**What you have to do**:
Below are records; reproduce exactly the lines from the one that has "Output the LaTeX" through the one that has "(8,8) rectangle (1029,719);", ends included, and nothing more.

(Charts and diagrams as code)
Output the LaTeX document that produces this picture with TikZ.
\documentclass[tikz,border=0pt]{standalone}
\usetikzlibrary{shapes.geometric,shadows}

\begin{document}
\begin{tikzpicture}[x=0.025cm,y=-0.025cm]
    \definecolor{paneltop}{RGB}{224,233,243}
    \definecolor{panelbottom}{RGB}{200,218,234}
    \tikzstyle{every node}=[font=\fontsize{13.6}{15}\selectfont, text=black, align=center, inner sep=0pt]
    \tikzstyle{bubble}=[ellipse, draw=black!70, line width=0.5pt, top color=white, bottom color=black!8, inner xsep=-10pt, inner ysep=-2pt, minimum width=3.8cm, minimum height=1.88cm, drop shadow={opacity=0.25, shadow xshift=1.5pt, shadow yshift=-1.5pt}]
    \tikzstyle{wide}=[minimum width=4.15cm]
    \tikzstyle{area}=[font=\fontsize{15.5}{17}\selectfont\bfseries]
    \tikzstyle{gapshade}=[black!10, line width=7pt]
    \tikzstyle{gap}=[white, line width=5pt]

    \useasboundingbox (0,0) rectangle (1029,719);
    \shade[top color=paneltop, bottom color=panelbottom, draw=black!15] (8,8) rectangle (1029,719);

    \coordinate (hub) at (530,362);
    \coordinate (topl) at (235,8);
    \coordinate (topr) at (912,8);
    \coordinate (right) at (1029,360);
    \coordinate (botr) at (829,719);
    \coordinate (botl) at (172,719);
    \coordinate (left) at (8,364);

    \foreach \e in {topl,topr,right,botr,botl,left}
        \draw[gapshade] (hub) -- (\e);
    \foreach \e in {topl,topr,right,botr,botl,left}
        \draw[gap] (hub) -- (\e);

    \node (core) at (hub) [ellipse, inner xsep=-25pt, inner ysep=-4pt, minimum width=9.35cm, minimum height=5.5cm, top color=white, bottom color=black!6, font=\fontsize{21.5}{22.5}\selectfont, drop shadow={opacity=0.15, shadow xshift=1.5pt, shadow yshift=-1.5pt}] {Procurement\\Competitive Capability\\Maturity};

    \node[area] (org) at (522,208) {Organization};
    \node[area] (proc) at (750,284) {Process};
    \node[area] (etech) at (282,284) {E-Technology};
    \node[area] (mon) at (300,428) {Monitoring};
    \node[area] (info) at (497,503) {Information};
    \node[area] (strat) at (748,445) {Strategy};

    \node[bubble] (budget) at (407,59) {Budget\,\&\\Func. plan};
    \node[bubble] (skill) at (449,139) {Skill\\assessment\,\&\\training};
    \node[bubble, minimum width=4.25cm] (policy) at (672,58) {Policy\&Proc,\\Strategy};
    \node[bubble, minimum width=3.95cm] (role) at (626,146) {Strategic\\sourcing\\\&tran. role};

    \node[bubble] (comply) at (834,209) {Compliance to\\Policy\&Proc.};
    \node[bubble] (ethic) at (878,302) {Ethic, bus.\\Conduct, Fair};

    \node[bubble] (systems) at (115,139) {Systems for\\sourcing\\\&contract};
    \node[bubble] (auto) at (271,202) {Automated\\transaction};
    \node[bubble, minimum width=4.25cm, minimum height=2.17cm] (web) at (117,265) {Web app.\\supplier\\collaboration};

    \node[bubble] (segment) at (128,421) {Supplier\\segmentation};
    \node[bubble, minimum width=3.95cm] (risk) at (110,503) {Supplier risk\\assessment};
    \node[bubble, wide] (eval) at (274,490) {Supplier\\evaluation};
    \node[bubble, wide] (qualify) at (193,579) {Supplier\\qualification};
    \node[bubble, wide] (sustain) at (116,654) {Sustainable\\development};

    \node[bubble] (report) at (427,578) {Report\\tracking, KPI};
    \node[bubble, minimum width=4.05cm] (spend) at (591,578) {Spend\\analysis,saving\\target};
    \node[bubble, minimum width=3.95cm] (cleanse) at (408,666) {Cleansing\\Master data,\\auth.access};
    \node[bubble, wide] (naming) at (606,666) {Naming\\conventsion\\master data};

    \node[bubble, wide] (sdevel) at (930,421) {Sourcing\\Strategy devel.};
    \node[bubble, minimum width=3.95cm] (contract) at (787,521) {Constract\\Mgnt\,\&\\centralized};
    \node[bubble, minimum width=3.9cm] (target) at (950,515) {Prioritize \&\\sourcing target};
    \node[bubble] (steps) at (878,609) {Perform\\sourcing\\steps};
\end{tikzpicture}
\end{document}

* * *

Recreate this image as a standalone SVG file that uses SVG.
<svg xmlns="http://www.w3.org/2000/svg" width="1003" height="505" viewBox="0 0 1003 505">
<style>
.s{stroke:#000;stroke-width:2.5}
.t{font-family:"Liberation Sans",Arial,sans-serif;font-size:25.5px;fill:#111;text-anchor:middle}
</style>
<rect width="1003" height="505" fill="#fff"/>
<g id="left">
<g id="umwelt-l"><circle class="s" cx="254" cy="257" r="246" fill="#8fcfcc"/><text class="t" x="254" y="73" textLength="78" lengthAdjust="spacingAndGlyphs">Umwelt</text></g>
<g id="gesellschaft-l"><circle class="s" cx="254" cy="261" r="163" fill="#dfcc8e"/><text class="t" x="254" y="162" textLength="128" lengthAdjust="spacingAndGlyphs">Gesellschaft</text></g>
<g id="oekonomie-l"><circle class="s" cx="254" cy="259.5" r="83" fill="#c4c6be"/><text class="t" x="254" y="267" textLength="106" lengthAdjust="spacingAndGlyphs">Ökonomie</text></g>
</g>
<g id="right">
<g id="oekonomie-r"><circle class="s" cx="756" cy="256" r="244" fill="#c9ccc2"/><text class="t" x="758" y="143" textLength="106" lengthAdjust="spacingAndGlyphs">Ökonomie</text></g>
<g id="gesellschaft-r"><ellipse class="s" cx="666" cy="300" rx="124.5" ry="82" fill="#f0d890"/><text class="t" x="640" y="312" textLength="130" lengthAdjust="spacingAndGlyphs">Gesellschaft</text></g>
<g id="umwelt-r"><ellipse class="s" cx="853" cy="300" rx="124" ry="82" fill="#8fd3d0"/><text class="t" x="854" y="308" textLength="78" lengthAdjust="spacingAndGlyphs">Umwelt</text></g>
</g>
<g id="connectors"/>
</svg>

**The reply**:
Output the LaTeX document that produces this picture with TikZ.
\documentclass[tikz,border=0pt]{standalone}
\usetikzlibrary{shapes.geometric,shadows}

\begin{document}
\begin{tikzpicture}[x=0.025cm,y=-0.025cm]
    \definecolor{paneltop}{RGB}{224,233,243}
    \definecolor{panelbottom}{RGB}{200,218,234}
    \tikzstyle{every node}=[font=\fontsize{13.6}{15}\selectfont, text=black, align=center, inner sep=0pt]
    \tikzstyle{bubble}=[ellipse, draw=black!70, line width=0.5pt, top color=white, bottom color=black!8, inner xsep=-10pt, inner ysep=-2pt, minimum width=3.8cm, minimum height=1.88cm, drop shadow={opacity=0.25, shadow xshift=1.5pt, shadow yshift=-1.5pt}]
    \tikzstyle{wide}=[minimum width=4.15cm]
    \tikzstyle{area}=[font=\fontsize{15.5}{17}\selectfont\bfseries]
    \tikzstyle{gapshade}=[black!10, line width=7pt]
    \tikzstyle{gap}=[white, line width=5pt]

    \useasboundingbox (0,0) rectangle (1029,719);
    \shade[top color=paneltop, bottom color=panelbottom, draw=black!15] (8,8) rectangle (1029,719);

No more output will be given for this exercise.